We use cookies. Read the Privacy and Cookie Policy

IV Научиться чтению

Мы кратко — слишком кратко — описали богатство и разнообразие практики духовных упражнений в античности. Мы смогли констатировать, что внешне они представляют определенное разнообразие: одни упражнения были всего лишь практиками, предназначенными для приобретения хороших моральных привычек (etbismoi Плутарха для сдерживания любопытства,

гнева или болтовни), другие упражнения требовали напряженной умственной концентрации (медитации, в частности, в платонической традиции), третьи обращали душу к космосу (созерцание природы во всех школах), и, наконец, четвертые, редкие и исключительные, приводят к преображению личности (опыты Плотина). Мы смогли также увидеть, что аффективная тональность и понятийное содержание этих упражнений весьма различны в зависимости от школ: мобилизация энергии и согласие с судьбой у стоиков, разрядка и отрешение у эпикурейцев, умственная концентрация и отказ от чувственного у платоников.

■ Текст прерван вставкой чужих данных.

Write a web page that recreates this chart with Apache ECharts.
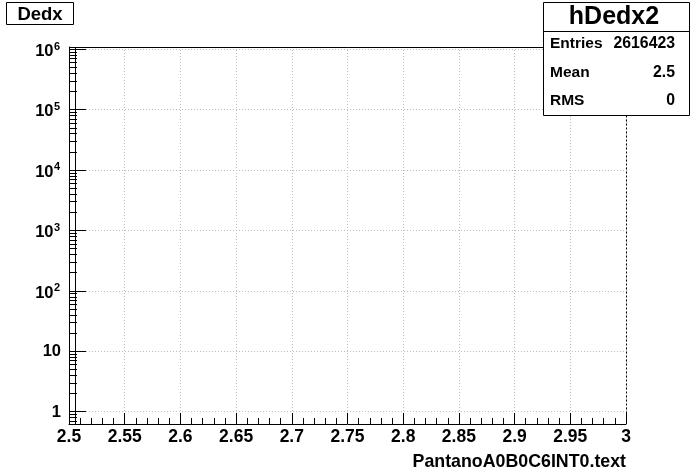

Однако при таком внешнем разнообразии имеется глубокое единство в употребляемых средствах и в поставленной цели. Применяемые средства представляют собой риторические и диалектические техники убеждения, попытки овладения внутренним языком, умственное сосредоточение. Цель, которую нужно достигнуть в этих упражнениях — и так для всех философских школ, — улучшение, осуществление самого себя. Все школы едины в допущении, что человек перед своим философским обращением находится в состоянии несчастливого беспокойства, что он — жертва заботы, он раздираем страстями, он не видит по-настоящему, не живет по-настоящему, он не является самим собой. Все школы также сходятся в мнениях, что человек может быть избавлен от этого состояния и прийти к настоящей жизни, улучшиться, преобразоваться, нацелиться на состояние совершенства. Духовные упражнения как раз и предназначены для такого самоформи- рования, для paideia, которое нас обучит жить не в соответствии с человеческими предрассудками и с социальными и общественными условностями (ибо общественная жизнь сама по себе является продуктом страстей), но в соответствии с природой человека, которая является не чем иным, как разумом. Все школы, каждая по-своему, таким образом верят в свободу воли, благодаря которой человек имеет возможность измениться сам, улучшиться, реализоваться. Параллель между физическим упражнением и духовным упражнением здесь очевидна: так же, как благодаря повторяемым телесным упражнениям спортсмен придает своему телу новую форму и силу, точно так же при помощи духовных упражнений философ развивает свою душевную силу, изменяет свою внутреннюю среду, преобразует свое видение мира и, в конечном счете, все свое бытие 152). Аналогия могла показаться тем более очевидной, что именно в гимнасии (gymnasion), то есть в том месте, где практиковались физические упражнения, также давались уроки философии, то есть происходила тренировка в духовной гимнастике 153).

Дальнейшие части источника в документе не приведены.